Light from distant objects bends 'hither and thither' in the enormity of space on its journey to us due to its relatively close encounters with large gravitational forces. A longer journey caused in this way is longer than its radial distance from us and causes light to lose more energy than it will expend on a direct route; this can be measured by luminescence or red shift. However, we have wrongly misinterpreted these measurements as recessional velocity. Why the Doppler Effect which works for sound waves should have been assumed to also act for light is beyond me but I'm as thick as two short planks anyway.
Using red shift and luminescence has led us to conclude that light’s 'roundabout' journey to us from the stars shows us something quite different. Light is telling us it's had a long, hard, variegated route through the heavens and scientists are telling us that the universe is expanding so that this dubiously tells us the 'radial' distance of the light's source. Funny, I thought we were meant to believe it's the object's velocity away from us.

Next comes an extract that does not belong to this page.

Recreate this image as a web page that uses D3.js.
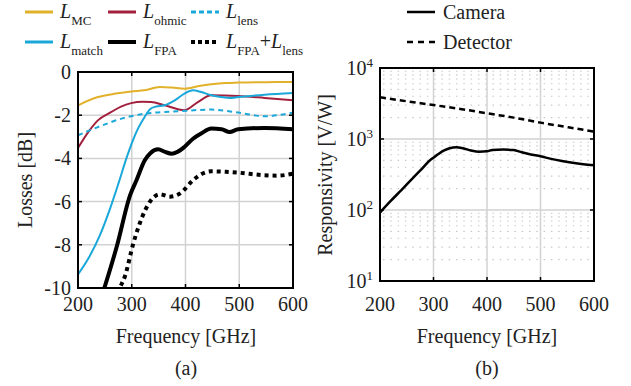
<!DOCTYPE html>
<html>
<head>
<meta charset="utf-8">
<script src="https://cdn.jsdelivr.net/npm/d3@7"></script>
<style>
  body { margin: 0; background: #fff; }
  svg { display: block; font-family: 'Liberation Serif', 'Times New Roman', serif; }
  .tick-label { font-size: 20px; fill: #222; }
</style>
</head>
<body>
<div id="chart"></div>
<script>
// ---- data ----
const freqTicks = [200, 300, 400, 500, 600];
const lossTicks = [0, -2, -4, -6, -8, -10];
const respTicks = [10, 100, 1000, 10000];

const lossMC = [[200,-1.54],[237,-1.16],[270,-1.0],[299,-0.9],[324,-0.85],[352,-0.69],[375,-0.72],
  [398,-0.77],[425,-0.65],[448,-0.57],[475,-0.51],[498,-0.49],[550,-0.47],[600,-0.46]];
const lossOhmic = [[200,-3.52],[220,-2.75],[237,-2.24],[262,-1.85],[280,-1.6],[299,-1.44],[320,-1.38],
  [336,-1.39],[361,-1.54],[398,-1.77],[423,-1.39],[448,-1.08],[498,-1.11],[547,-1.2],[600,-1.31]];
const lossLens = [[200,-2.93],[237,-2.55],[281,-2.16],[324,-1.93],[386,-1.82],[448,-1.74],[498,-1.88],
  [547,-2.05],[572,-2.0],[600,-1.88]];
const lossMatch = [[200,-9.37],[220,-8.6],[240,-7.6],[260,-6.3],[276,-5.1],[290,-4.0],[300,-3.3],
  [312,-2.6],[324,-2.08],[335,-1.7],[345,-1.6],[361,-1.54],[380,-1.31],[398,-1.0],[414,-0.85],
  [429,-0.93],[448,-1.08],[470,-1.17],[482,-1.2],[498,-1.16],[547,-1.05],[600,-0.97]];
const lossFPA = [[240,-10.7],[249,-10],[272,-8.09],[297,-5.7],[309,-5.0],[324,-4.1],[335,-3.75],
  [349,-3.58],[362,-3.7],[374,-3.78],[385,-3.7],[398,-3.47],[414,-3.09],[429,-2.85],[448,-2.62],
  [467,-2.65],[482,-2.78],[498,-2.65],[547,-2.59],[600,-2.65]];
const lossFPALens = [[270,-10.6],[278,-10],[287,-9.48],[303,-7.93],[315,-7.0],[334,-6.0],[352,-5.66],
  [371,-5.77],[390,-5.62],[414,-5.01],[430,-4.72],[448,-4.6],[475,-4.62],[498,-4.66],[547,-4.78],
  [570,-4.8],[600,-4.71]];

const respCamera = [[200,92],[220,134],[240,191],[260,274],[280,393],[295,514],[300,545],[310,620],
  [320,690],[330,740],[343,765],[355,740],[370,690],[385,662],[400,672],[410,700],[430,710],
  [450,700],[465,650],[480,610],[500,570],[520,525],[540,490],[560,462],[580,442],[600,428]];
const respDetector = [[200,3870],[250,3400],[300,3010],[350,2650],[400,2300],[450,2000],
  [500,1700],[550,1470],[600,1270]];

const width = 631, height = 386;

const svg = d3.select('#chart').append('svg')
    .attr('width', width)
    .attr('height', height);

const gridColor = '#d2d2d2';

// ---- panel (a) ----
const xA = d3.scaleLinear().domain([200, 600]).range([78, 293]),
      yA = d3.scaleLinear().domain([-10, 0]).range([288, 72]);

svg.append('defs').append('clipPath').attr('id', 'clipA')
  .append('rect')
    .attr('x', xA(200)).attr('y', yA(0))
    .attr('width', xA(600) - xA(200)).attr('height', yA(-10) - yA(0));

const panelA = svg.append('g');

panelA.append('g').selectAll('line')
    .data([300, 400, 500])
  .enter().append('line')
    .attr('x1', d => xA(d)).attr('x2', d => xA(d))
    .attr('y1', yA(0)).attr('y2', yA(-10))
    .attr('stroke', gridColor).attr('stroke-width', 1.5);

panelA.append('g').selectAll('line')
    .data([-2, -4, -6, -8])
  .enter().append('line')
    .attr('x1', xA(200)).attr('x2', xA(600))
    .attr('y1', d => yA(d)).attr('y2', d => yA(d))
    .attr('stroke', gridColor).attr('stroke-width', 1.5);

const lineA = d3.line()
    .x(d => xA(d[0]))
    .y(d => yA(d[1]))
    .curve(d3.curveMonotoneX);

const seriesA = [
  {data: lossMC, color: '#e2b12a', width: 2, dash: null},
  {data: lossOhmic, color: '#a3203d', width: 2, dash: null},
  {data: lossLens, color: '#1aa7d9', width: 2, dash: '5,4'},
  {data: lossMatch, color: '#1aa7d9', width: 2, dash: null},
  {data: lossFPA, color: '#000', width: 4, dash: null},
  {data: lossFPALens, color: '#000', width: 4, dash: '4,4'}
];

const linesA = panelA.append('g').attr('clip-path', 'url(#clipA)');
seriesA.forEach(function(s) {
  linesA.append('path')
      .datum(s.data)
      .attr('fill', 'none')
      .attr('stroke', s.color)
      .attr('stroke-width', s.width)
      .attr('stroke-dasharray', s.dash)
      .attr('d', lineA);
});

// ticks (inward, all sides)
[300, 400, 500].forEach(function(t) {
  panelA.append('line').attr('x1', xA(t)).attr('x2', xA(t)).attr('y1', yA(-10)).attr('y2', yA(-10) - 4)
      .attr('stroke', '#000').attr('stroke-width', 1.5);
  panelA.append('line').attr('x1', xA(t)).attr('x2', xA(t)).attr('y1', yA(0)).attr('y2', yA(0) + 4)
      .attr('stroke', '#000').attr('stroke-width', 1.5);
});
[-2, -4, -6, -8].forEach(function(t) {
  panelA.append('line').attr('x1', xA(200)).attr('x2', xA(200) + 4).attr('y1', yA(t)).attr('y2', yA(t))
      .attr('stroke', '#000').attr('stroke-width', 1.5);
  panelA.append('line').attr('x1', xA(600)).attr('x2', xA(600) - 4).attr('y1', yA(t)).attr('y2', yA(t))
      .attr('stroke', '#000').attr('stroke-width', 1.5);
});

panelA.append('rect')
    .attr('x', xA(200)).attr('y', yA(0))
    .attr('width', xA(600) - xA(200)).attr('height', yA(-10) - yA(0))
    .attr('fill', 'none').attr('stroke', '#000').attr('stroke-width', 2);

panelA.append('g').selectAll('text')
    .data(freqTicks)
  .enter().append('text')
    .attr('class', 'tick-label')
    .attr('x', d => xA(d)).attr('y', 311)
    .attr('text-anchor', 'middle')
    .text(d => d);

panelA.append('g').selectAll('text')
    .data(lossTicks)
  .enter().append('text')
    .attr('class', 'tick-label')
    .attr('x', 71).attr('y', d => yA(d) + 7)
    .attr('text-anchor', 'end')
    .text(d => d === 0 ? '0' : '-' + Math.abs(d));

panelA.append('text')
    .attr('class', 'tick-label')
    .attr('x', 186).attr('y', 343)
    .attr('text-anchor', 'middle')
    .text('Frequency [GHz]');

panelA.append('text')
    .attr('class', 'tick-label')
    .attr('transform', 'translate(32,180) rotate(-90)')
    .attr('text-anchor', 'middle')
    .text('Losses [dB]');

panelA.append('text')
    .attr('class', 'tick-label')
    .attr('x', 186).attr('y', 375)
    .attr('text-anchor', 'middle')
    .text('(a)');

// legend (a)
const legendA = [
  {s: seriesA[0], sub: 'MC', x: 25, y: 12},
  {s: seriesA[1], sub: 'ohmic', x: 108, y: 12},
  {s: seriesA[2], sub: 'lens', x: 191, y: 12},
  {s: seriesA[3], sub: 'match', x: 25, y: 42},
  {s: seriesA[4], sub: 'FPA', x: 108, y: 42},
  {s: seriesA[5], sub: 'FPA', x: 191, y: 42, extra: 'lens'}
];
legendA.forEach(function(d) {
  panelA.append('line')
      .attr('x1', d.x).attr('x2', d.x + 28)
      .attr('y1', d.y).attr('y2', d.y)
      .attr('stroke', d.s.color)
      .attr('stroke-width', d.s.width === 4 ? 4 : 3)
      .attr('stroke-dasharray', d.s.dash === '5,4' ? '5,3' : (d.s.dash ? '4,3' : null));
  const t = panelA.append('text')
      .attr('class', 'tick-label')
      .attr('x', d.x + 35).attr('y', d.y + 6);
  t.append('tspan').style('font-style', 'italic').text('L');
  t.append('tspan').attr('dy', 7).style('font-size', '13px').text(d.sub);
  if (d.extra) {
    t.append('tspan').attr('dy', -7).text('+');
    t.append('tspan').style('font-style', 'italic').text('L');
    t.append('tspan').attr('dy', 7).style('font-size', '13px').text(d.extra);
  }
});

// ---- panel (b) ----
const xB = d3.scaleLinear().domain([200, 600]).range([380, 594]),
      yB = d3.scaleLog().domain([10, 10000]).range([281, 68]);

const panelB = svg.append('g');

// minor grid (dotted) at 2..9 x decade
const minorVals = [];
[10, 100, 1000].forEach(function(dec) {
  for (let k = 2; k <= 9; k++) minorVals.push(dec * k);
});
panelB.append('g').selectAll('line')
    .data(minorVals)
  .enter().append('line')
    .attr('x1', xB(200) + 3).attr('x2', xB(600))
    .attr('y1', d => yB(d)).attr('y2', d => yB(d))
    .attr('stroke', '#c8c8c8').attr('stroke-width', 1.2)
    .attr('stroke-dasharray', '1.5,5.8');

panelB.append('g').selectAll('line')
    .data([300, 400, 500])
  .enter().append('line')
    .attr('x1', d => xB(d)).attr('x2', d => xB(d))
    .attr('y1', yB(10000)).attr('y2', yB(10))
    .attr('stroke', gridColor).attr('stroke-width', 1.5);

panelB.append('g').selectAll('line')
    .data([100, 1000])
  .enter().append('line')
    .attr('x1', xB(200)).attr('x2', xB(600))
    .attr('y1', d => yB(d)).attr('y2', d => yB(d))
    .attr('stroke', gridColor).attr('stroke-width', 1.5);

const lineB = d3.line()
    .x(d => xB(d[0]))
    .y(d => yB(d[1]))
    .curve(d3.curveMonotoneX);

panelB.append('path')
    .datum(respDetector)
    .attr('fill', 'none').attr('stroke', '#000').attr('stroke-width', 2.5)
    .attr('stroke-dasharray', '6,4')
    .attr('d', lineB);

panelB.append('path')
    .datum(respCamera)
    .attr('fill', 'none').attr('stroke', '#000').attr('stroke-width', 2.5)
    .attr('d', lineB);

[300, 400, 500].forEach(function(t) {
  panelB.append('line').attr('x1', xB(t)).attr('x2', xB(t)).attr('y1', yB(10)).attr('y2', yB(10) - 4)
      .attr('stroke', '#000').attr('stroke-width', 1.5);
  panelB.append('line').attr('x1', xB(t)).attr('x2', xB(t)).attr('y1', yB(10000)).attr('y2', yB(10000) + 4)
      .attr('stroke', '#000').attr('stroke-width', 1.5);
});
[100, 1000].forEach(function(t) {
  panelB.append('line').attr('x1', xB(200)).attr('x2', xB(200) + 4).attr('y1', yB(t)).attr('y2', yB(t))
      .attr('stroke', '#000').attr('stroke-width', 1.5);
  panelB.append('line').attr('x1', xB(600)).attr('x2', xB(600) - 4).attr('y1', yB(t)).attr('y2', yB(t))
      .attr('stroke', '#000').attr('stroke-width', 1.5);
});

panelB.append('rect')
    .attr('x', xB(200)).attr('y', yB(10000))
    .attr('width', xB(600) - xB(200)).attr('height', yB(10) - yB(10000))
    .attr('fill', 'none').attr('stroke', '#000').attr('stroke-width', 2);

panelB.append('g').selectAll('text')
    .data(freqTicks)
  .enter().append('text')
    .attr('class', 'tick-label')
    .attr('x', d => xB(d)).attr('y', 311)
    .attr('text-anchor', 'middle')
    .text(d => d);

respTicks.forEach(function(d) {
  const t = panelB.append('text')
      .attr('class', 'tick-label')
      .attr('x', 373).attr('y', yB(d) + 7)
      .attr('text-anchor', 'end');
  t.append('tspan').text('10');
  t.append('tspan').attr('dy', -8).style('font-size', '13px').text(Math.round(Math.log10(d)));
});

panelB.append('text')
    .attr('class', 'tick-label')
    .attr('x', 487).attr('y', 343)
    .attr('text-anchor', 'middle')
    .text('Frequency [GHz]');

panelB.append('text')
    .attr('class', 'tick-label')
    .attr('transform', 'translate(332,175) rotate(-90)')
    .attr('text-anchor', 'middle')
    .text('Responsivity [V/W]');

panelB.append('text')
    .attr('class', 'tick-label')
    .attr('x', 487).attr('y', 375)
    .attr('text-anchor', 'middle')
    .text('(b)');

// legend (b)
[{name: 'Camera', dash: null, y: 12}, {name: 'Detector', dash: '6,5', y: 42}].forEach(function(d) {
  panelB.append('line')
      .attr('x1', 407).attr('x2', 435)
      .attr('y1', d.y).attr('y2', d.y)
      .attr('stroke', '#000').attr('stroke-width', 2.5)
      .attr('stroke-dasharray', d.dash);
  panelB.append('text')
      .attr('class', 'tick-label')
      .attr('x', 443).attr('y', d.y + 7)
      .text(d.name);
});
</script>
</body>
</html>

We have concluded that space is expanding and light travels faster than light to accommodate some very irrational thinking. Surely, it's not space that bends it's the light light passing through it that does so?
Before it's time for me to get my usual 10 hours' sleep, let me leave you with another thought to keep you awake. When light or for that matter any object travels from one point to another indirectly, it not only travels further than going straight there, it also (assuming it travels at a constant speed), takes more time to reach its destination! So light that gets deflected on it's way here ages more than than it should as well as arriving later in time.
Light from two stars which are actually equidistant can therefore seem to us to have different ages and different radial distances dependent on the vagaries of their respective routes. How much do we know about space? Please give me a clue. Am I being stupid?
Surely it’s time to re-write the textbooks! Can someone with half a brain please tell me what is wrong with this argument? Good night!